Of toilet paper, gas and gold
Oct 23rd, 2009 | By Richard Blair | Read more in: Feature
Not so long ago, in a saner economic world, the price of oil (and by extension, gasoline) had at least a modicum of connection to the fundamental laws of supply and demand. If the sheiks in Saudi Arabia turned off the taps, which they did on occasion in the 70s and 80s, supply went down and the price went up. Conversely, when the price went up, demand went down, supplies increased, and the price went back down.
In the past couple of weeks, the price of gasoline has increased dramatically after a short drop. What’s spurring the price rise? The same thing that triggered the global economic collapse in 2008: greed and trading speculation in the price of oil.
You thought Depression 2.0 was a result of bad mortgages? In my opinion, you would be at least partially mistaken. I wrote about my own theory last year (here and here) when the price of oil ran up to $147 per barrel:
[In early June, 2008] Standard and Poors downgraded Morgan Stanley’s rating because of their exposure in mortgage backed securities. From a market manipulation standpoint, could Morgan Stanley have issued their “prediction” in order to drive up the value of their holdings in the petroleum commodity market, as a way to offset the downgrade due to their exposure in mortgage backed securities? Hmm? Since Morgan Stanley is one of the biggest players in the commodities market, it’s a question worth exploring …
What we’re seeing in late 2009 is almost an exact replay of 2008, only the players are a bit different. The dollar is in the tank, along with the rest of the economy. We’re not being told how truly bad things are (although many of us are feeling the pain, and inherently know how bad things are). The credit markets are still basically shut down to the average consumer, and the mortgage/home foreclosure crisis is far, far from over. There are not a lot of safe havens for investment money right now. So which direction does the money flow? Toward a necessary, fungible commodity that every government, business, and individual around the world needs: oil.
Industry analyst Stephen Schork laid it out simply in this excellent report broadcast by Philadelphia’s 6ABC. When asked why the price of gasoline was rising so dramatically, Schork said simply, “because of the speculator”:
… the same speculators that drove the world economy into Depression 2.0 during the waning days of the Bush administration. Now, nine months into a new administration, the traders are still being allowed to manipulate the market outside the parameters of supply and demand. As Schork puts it, oil is no longer traded as a fungible commodity, but as a “dollar hedge; an investment vehicle,” like a precious metal such as gold.

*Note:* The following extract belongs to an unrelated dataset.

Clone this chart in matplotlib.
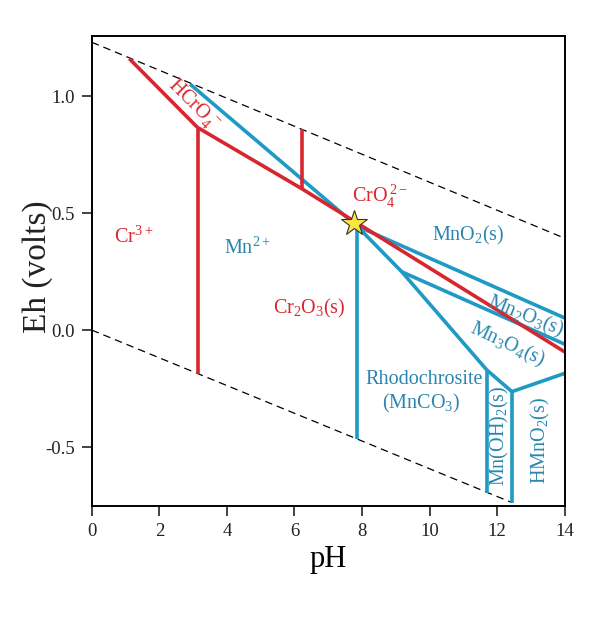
import matplotlib
matplotlib.use("Agg")
import matplotlib.pyplot as plt

plt.rcParams['font.family'] = ['Liberation Serif', 'DejaVu Serif']
plt.rcParams['mathtext.fontset'] = 'custom'
plt.rcParams['mathtext.rm'] = 'Liberation Serif'

RED = '#d8262f'
BLUE = '#1e9ac4'
BLUE_TXT = '#2a86b0'

# water stability limits
o2_ph = [0.0, 13.88]
o2_eh = [1.23, 0.40]
h2_ph = [0.0, 12.44]
h2_eh = [0.0, -0.737]

# chromium boundaries (pH, Eh)
cr_lines = [
    ([1.11, 3.13], [1.16, 0.866]),          # Cr3+ / HCrO4-
    ([3.13, 3.13], [0.866, -0.186]),        # Cr3+ / Cr2O3
    ([3.13, 6.21, 14.0], [0.866, 0.605, -0.093]),  # Cr(VI) / Cr2O3
    ([6.21, 6.21], [0.605, 0.858]),         # HCrO4- / CrO4 2-
]

# manganese boundaries (pH, Eh)
mn_lines = [
    ([2.91, 7.85], [1.051, 0.445]),         # Mn2+ / MnO2
    ([7.85, 7.85], [0.445, -0.465]),        # Mn2+ / MnCO3
    ([7.85, 14.0], [0.445, 0.052]),         # MnO2 / Mn2O3
    ([7.85, 9.18, 11.70], [0.445, 0.249, -0.171]),  # Mn3O4 / MnCO3
    ([9.18, 14.0], [0.249, -0.060]),        # Mn2O3 / Mn3O4
    ([11.70, 11.70], [-0.171, -0.695]),     # MnCO3 / Mn(OH)2
    ([11.70, 12.44, 14.0], [-0.171, -0.263, -0.185]),  # Mn3O4 / Mn(OH)2, HMnO2
    ([12.44, 12.44], [-0.263, -0.737]),     # Mn(OH)2 / HMnO2
]

star_ph, star_eh = 7.77, 0.459

fig = plt.figure(figsize=(6.0, 6.24), dpi=100)
ax = fig.add_axes([0.153, 0.189, 0.788, 0.753])

ax.plot(o2_ph, o2_eh, color='k', ls=(0, (6, 4)), lw=0.9)
ax.plot(h2_ph, h2_eh, color='k', ls=(0, (6, 4)), lw=0.9)

for xs, ys in mn_lines:
    ax.plot(xs, ys, color=BLUE, lw=2.6, solid_capstyle='butt')
for xs, ys in cr_lines:
    ax.plot(xs, ys, color=RED, lw=2.6, solid_capstyle='butt')

ax.plot(star_ph, star_eh, marker='*', ms=19, mfc='#f8e540', mec='#333333', mew=0.8)

# labels
fs = 14.5
ax.text(1.25, 0.40, r'Cr$^{3+}$', color=RED, fontsize=fs, ha='center', va='center')
ax.text(4.6, 0.35, r'Mn$^{2+}$', color=BLUE_TXT, fontsize=fs, ha='center', va='center')
ax.text(3.0, 0.96, r'HCrO$_4^{\,-}$', color=RED, fontsize=fs, ha='center', va='center', rotation=-45)
ax.text(8.55, 0.57, r'CrO$_4^{\,2-}$', color=RED, fontsize=fs, ha='center', va='center')
ax.text(11.15, 0.405, r'MnO$_2$(s)', color=BLUE_TXT, fontsize=fs, ha='center', va='center')
ax.text(6.45, 0.094, r'Cr$_2$O$_3$(s)', color=RED, fontsize=fs, ha='center', va='center')
ax.text(12.85, 0.058, r'Mn$_2$O$_3$(s)', color=BLUE_TXT, fontsize=fs, ha='center', va='center', rotation=-22)
ax.text(12.3, -0.06, r'Mn$_3$O$_4$(s)', color=BLUE_TXT, fontsize=fs, ha='center', va='center', rotation=-25)
ax.text(9.85, -0.21, 'Rhodochrosite', color=BLUE_TXT, fontsize=fs, ha='center', va='center')
ax.text(9.75, -0.315, r'(MnCO$_3$)', color=BLUE_TXT, fontsize=fs, ha='center', va='center')
ax.text(12.08, -0.45, r'Mn(OH)$_2$(s)', color=BLUE_TXT, fontsize=fs, ha='center', va='center', rotation=90)
ax.text(13.3, -0.47, r'HMnO$_2$(s)', color=BLUE_TXT, fontsize=fs, ha='center', va='center', rotation=90)

ax.set_xlim(0, 14)
ax.set_ylim(-0.752, 1.256)
ax.set_xticks(range(0, 15, 2))
ax.set_yticks([-0.5, 0.0, 0.5, 1.0])
ax.set_yticklabels(['-0.5', '0.0', '0.5', '1.0'])
ax.tick_params(direction='out', length=7, width=1.2, labelsize=13.5, colors='#222222', pad=5)
for s in ax.spines.values():
    s.set_linewidth(1.4)
ax.set_xlabel('pH', fontsize=22)
ax.set_ylabel('Eh (volts)', fontsize=24, color='#222222')
ax.xaxis.set_label_coords(0.5, -0.082)
ax.yaxis.set_label_coords(-0.083, 0.51)

fig.savefig('out.png', dpi=100)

The problem with Schork’s analogy is that oil isn’t like a precious metal. It’s more like toilet paper — a consumeable, rather than a hard commodity. Petroleum is a necessary, consumeable component of our lives that fuels global economies. We can’t get by without it. Oil gets consumed, and when it’s used, it’s gone, unlike a precious metal that will essentially be around forever once extracted from the ground. Because of this difference, the buying and selling rules for oil need to be tightly controlled and largely immune from overt market maniuplation. But the big investment houses keep manipulating the price again and again, with no blowback from government regulators or consumers. And this time, it almost appears as if the speculators are playing the Wall Street Casino with house money — taxpayer funded, TARP bailout money.
Think about it. The few remaining large investment houses are manipulating the oil market, raking in huge bonuses for doing so and screwing you again — with your own damn money!

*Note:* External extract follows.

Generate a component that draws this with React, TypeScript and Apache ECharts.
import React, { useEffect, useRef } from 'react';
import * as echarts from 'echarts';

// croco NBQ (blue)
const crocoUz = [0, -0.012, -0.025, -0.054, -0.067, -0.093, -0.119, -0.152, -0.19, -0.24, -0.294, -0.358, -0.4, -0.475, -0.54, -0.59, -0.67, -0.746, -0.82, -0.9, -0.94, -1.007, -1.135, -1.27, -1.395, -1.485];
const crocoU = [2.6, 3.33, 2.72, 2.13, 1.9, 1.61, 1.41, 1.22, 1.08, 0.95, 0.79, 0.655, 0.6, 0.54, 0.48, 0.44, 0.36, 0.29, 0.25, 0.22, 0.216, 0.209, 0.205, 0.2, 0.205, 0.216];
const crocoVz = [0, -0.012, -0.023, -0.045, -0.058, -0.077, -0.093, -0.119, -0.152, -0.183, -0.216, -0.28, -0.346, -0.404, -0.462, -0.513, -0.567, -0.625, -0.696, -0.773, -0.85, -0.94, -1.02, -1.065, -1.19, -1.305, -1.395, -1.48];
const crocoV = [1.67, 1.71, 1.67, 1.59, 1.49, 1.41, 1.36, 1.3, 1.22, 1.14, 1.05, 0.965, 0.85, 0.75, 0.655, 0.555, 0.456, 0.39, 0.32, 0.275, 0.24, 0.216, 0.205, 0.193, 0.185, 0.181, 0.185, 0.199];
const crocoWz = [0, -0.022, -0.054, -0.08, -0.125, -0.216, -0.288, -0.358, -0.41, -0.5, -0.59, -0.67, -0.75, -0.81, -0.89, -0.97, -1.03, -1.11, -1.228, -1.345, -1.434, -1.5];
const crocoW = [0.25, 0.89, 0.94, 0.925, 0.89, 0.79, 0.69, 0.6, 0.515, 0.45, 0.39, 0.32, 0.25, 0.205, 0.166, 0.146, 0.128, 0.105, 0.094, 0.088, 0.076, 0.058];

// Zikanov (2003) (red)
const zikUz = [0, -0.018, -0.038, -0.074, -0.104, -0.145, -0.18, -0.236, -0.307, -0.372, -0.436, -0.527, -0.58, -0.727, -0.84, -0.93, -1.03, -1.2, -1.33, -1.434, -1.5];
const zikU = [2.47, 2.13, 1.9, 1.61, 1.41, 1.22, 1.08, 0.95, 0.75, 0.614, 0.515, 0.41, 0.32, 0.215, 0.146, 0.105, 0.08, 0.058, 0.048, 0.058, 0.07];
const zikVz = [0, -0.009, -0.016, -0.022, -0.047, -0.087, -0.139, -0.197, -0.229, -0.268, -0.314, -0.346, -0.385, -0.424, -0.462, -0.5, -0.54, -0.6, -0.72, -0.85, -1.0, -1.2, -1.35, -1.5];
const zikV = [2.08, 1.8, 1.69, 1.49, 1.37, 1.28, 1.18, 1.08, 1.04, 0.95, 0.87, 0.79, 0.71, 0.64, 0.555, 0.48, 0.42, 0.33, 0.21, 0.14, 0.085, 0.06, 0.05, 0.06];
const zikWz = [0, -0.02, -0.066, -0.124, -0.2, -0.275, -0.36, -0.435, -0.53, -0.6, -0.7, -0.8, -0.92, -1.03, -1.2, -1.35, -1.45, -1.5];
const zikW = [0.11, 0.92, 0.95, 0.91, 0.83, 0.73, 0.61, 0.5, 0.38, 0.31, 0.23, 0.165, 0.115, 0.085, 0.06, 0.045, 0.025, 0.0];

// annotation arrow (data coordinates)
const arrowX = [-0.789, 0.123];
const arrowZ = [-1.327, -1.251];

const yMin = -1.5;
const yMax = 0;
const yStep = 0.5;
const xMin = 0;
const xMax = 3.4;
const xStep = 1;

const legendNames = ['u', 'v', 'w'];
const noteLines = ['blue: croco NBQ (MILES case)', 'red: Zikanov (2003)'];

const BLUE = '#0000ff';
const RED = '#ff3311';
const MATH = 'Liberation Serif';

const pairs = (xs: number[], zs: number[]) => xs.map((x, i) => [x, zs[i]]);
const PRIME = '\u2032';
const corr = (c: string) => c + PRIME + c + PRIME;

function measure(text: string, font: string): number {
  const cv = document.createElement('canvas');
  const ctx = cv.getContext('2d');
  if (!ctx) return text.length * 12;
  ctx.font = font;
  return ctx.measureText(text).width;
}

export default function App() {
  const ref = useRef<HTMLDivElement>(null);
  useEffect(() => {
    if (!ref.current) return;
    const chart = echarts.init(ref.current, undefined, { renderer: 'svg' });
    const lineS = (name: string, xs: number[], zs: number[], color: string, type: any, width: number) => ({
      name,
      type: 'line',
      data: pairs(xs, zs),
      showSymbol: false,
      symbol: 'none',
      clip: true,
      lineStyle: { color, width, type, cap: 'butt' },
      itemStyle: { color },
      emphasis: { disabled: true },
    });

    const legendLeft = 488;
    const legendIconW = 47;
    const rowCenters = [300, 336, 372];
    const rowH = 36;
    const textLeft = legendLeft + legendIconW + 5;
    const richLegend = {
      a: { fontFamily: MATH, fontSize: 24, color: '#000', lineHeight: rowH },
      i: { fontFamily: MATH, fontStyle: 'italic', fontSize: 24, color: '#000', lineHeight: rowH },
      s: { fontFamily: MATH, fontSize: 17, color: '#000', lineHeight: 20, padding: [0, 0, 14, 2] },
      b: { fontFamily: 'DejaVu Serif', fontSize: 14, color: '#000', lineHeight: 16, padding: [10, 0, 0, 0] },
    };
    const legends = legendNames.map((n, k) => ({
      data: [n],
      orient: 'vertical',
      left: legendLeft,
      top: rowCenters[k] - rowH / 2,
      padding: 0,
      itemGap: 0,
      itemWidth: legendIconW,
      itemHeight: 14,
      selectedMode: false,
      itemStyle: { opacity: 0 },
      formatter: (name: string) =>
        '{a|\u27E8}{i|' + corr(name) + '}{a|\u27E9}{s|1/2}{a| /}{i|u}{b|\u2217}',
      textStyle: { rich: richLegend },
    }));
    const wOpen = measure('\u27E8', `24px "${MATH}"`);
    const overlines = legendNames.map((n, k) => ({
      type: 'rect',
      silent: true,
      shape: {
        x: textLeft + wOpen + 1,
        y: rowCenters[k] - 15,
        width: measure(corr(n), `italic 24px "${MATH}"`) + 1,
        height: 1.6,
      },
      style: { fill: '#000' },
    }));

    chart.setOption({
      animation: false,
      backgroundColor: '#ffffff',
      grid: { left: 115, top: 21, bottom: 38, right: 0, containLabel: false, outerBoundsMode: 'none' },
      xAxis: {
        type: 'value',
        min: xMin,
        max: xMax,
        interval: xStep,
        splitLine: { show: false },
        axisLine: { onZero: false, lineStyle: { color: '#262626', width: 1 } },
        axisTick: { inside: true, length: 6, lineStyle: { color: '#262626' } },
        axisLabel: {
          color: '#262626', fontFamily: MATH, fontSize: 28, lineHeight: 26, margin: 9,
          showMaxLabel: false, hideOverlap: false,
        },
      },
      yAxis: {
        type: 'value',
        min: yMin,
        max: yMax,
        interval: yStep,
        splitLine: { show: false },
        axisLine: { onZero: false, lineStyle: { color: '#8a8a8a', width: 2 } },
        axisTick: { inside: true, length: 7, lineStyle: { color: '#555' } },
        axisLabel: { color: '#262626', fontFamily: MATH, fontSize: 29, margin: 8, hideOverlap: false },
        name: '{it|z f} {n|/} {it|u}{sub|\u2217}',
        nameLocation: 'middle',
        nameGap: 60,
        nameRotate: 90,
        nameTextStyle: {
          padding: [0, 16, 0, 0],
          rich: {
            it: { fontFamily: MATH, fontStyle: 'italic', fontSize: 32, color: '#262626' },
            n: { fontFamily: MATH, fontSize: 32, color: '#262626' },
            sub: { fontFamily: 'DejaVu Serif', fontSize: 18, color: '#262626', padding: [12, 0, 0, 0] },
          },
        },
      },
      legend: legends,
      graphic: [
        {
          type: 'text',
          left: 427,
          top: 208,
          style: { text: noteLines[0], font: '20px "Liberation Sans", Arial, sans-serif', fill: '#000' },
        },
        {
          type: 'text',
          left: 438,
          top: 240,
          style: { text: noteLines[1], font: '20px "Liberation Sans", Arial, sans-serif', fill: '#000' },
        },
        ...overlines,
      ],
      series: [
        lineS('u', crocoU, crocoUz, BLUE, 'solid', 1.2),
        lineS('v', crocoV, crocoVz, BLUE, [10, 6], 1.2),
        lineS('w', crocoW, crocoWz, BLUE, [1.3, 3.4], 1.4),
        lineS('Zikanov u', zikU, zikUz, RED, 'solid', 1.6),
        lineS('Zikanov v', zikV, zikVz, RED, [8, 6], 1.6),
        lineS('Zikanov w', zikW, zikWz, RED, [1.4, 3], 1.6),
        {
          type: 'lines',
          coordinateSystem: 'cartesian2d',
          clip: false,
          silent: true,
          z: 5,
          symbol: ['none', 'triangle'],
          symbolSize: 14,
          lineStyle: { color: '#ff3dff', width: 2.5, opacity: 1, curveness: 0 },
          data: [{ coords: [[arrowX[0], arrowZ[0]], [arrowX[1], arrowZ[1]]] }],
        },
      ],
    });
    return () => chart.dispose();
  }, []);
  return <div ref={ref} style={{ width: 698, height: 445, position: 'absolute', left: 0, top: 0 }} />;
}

On many levels, volatility in the oil markets has become a true national security issue for the United States and the world. It’s way past time time for a global war on market driven economic terror, because right now, the economic terrorists in our own midst are winning. They even go so far as to boldly admit that they’re using offshore markets (such as the Dubai Mercantile Exchange) to trade up oil prices, because there are nominal trading limits by NYMEX rules, ostensibly governed in the United States by the Commodity Futures Trading Commission.
So, what can the average person do to express their concerns and outrage over the overt manipulation of oil prices? Taking that one step further, what can the U.S. government and regulators do to reign in the continuing market manipulation? Apparently, absolutely nothing, other than to decrease demand for the product to a point where the market for the product is unsustainable. But even that isn’t working as it should. Example: Sunoco’s huge Eagle Point refinery in New Jersey is closing because there’s so much gas on the market, and Sunoco can’t make a buck from refining oil at the plant right now.
Again, it’s a national security issue, but it’s not being treated as such by either the Obama administration or congress. And it needs to be, right now, before things get even further out of hand (if it’s not too late already).